In doing this, Thomas teaches us also. We also sometimes are subject to doubts about the truth of the Christian faith. Thomas’ doubt sprung from a heart that had been struck down by sudden trauma. Ours springs from the slow, ceaseless, and unrelenting barrage of propaganda from our secular society that inundates us. We in the modern West live in a world washed clean from any trace of God or faith. Everything our senses encounter reinforces the lie—every book or magazine we open, every movie, television programme or newscast we watch, every casual contact or radio announcer we hear. After a while we grow tired of fighting. Can the whole world be wrong and we Christians alone be right? A kind of spiritual fatigue overtakes us and the secular model of reality begins to look ever more tempting; unbelief, moral and religious relativism gain ever more credibility. What do we do then? Where can we take our doubts?
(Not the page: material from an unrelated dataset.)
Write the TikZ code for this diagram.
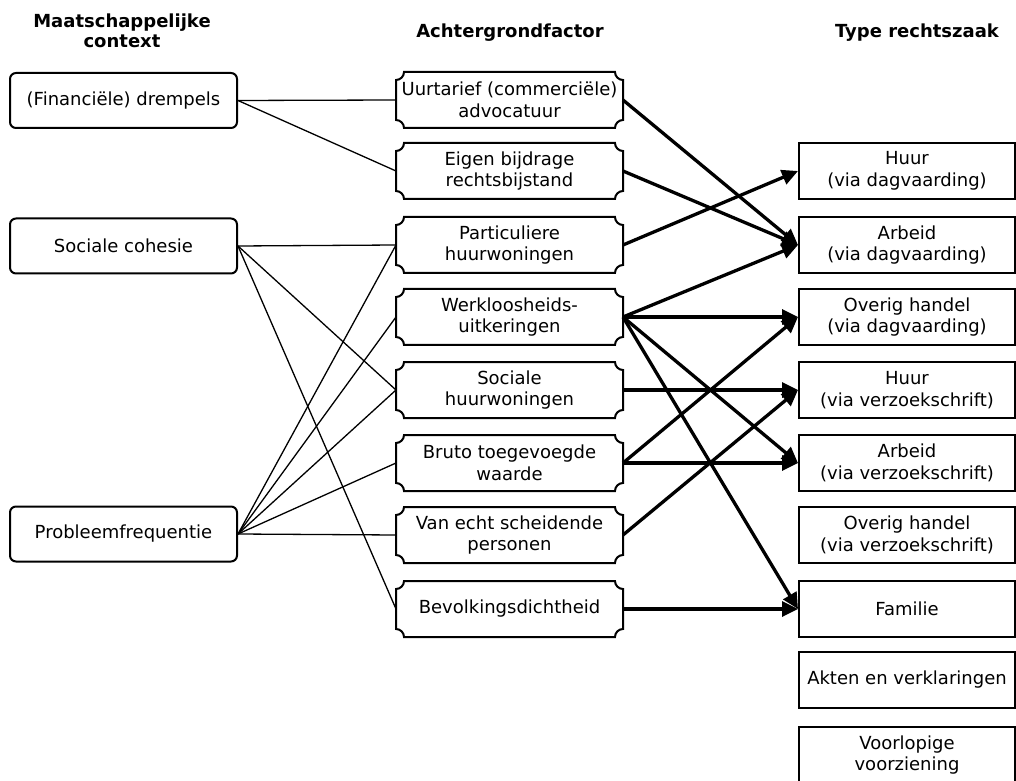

Thomas teaches us: take your doubts to Church. Do not abandon your Christian family, or retreat from the apostolic company. Stay in Church, praying privately and attending the Church’s public Liturgy. And ask Christ to give you the answers, and reveal Himself, and bring you the truth. If you really want to know the truth, Christ will give it to you. But be clear: you must want to find the truth like a starving man wants to find food, like a man dying of thirst in the desert wants to find a watery oasis. If you merely wouldn’t mind knowing the truth, there is no reason to think you will hear from Christ, for you are trifling with God. God Himself promised: “You will seek Me and find Me when you search for Me with all your heart” (Jeremiah 29:13). If you really want the truth, Christ will reveal it to you, for everyone who seeks finds. St. Thomas is not just the saint for Christian doubters. He is the saint for all souls who really want to know the truth. And he reveals where that truth can be found: in the apostolic Church of the living God.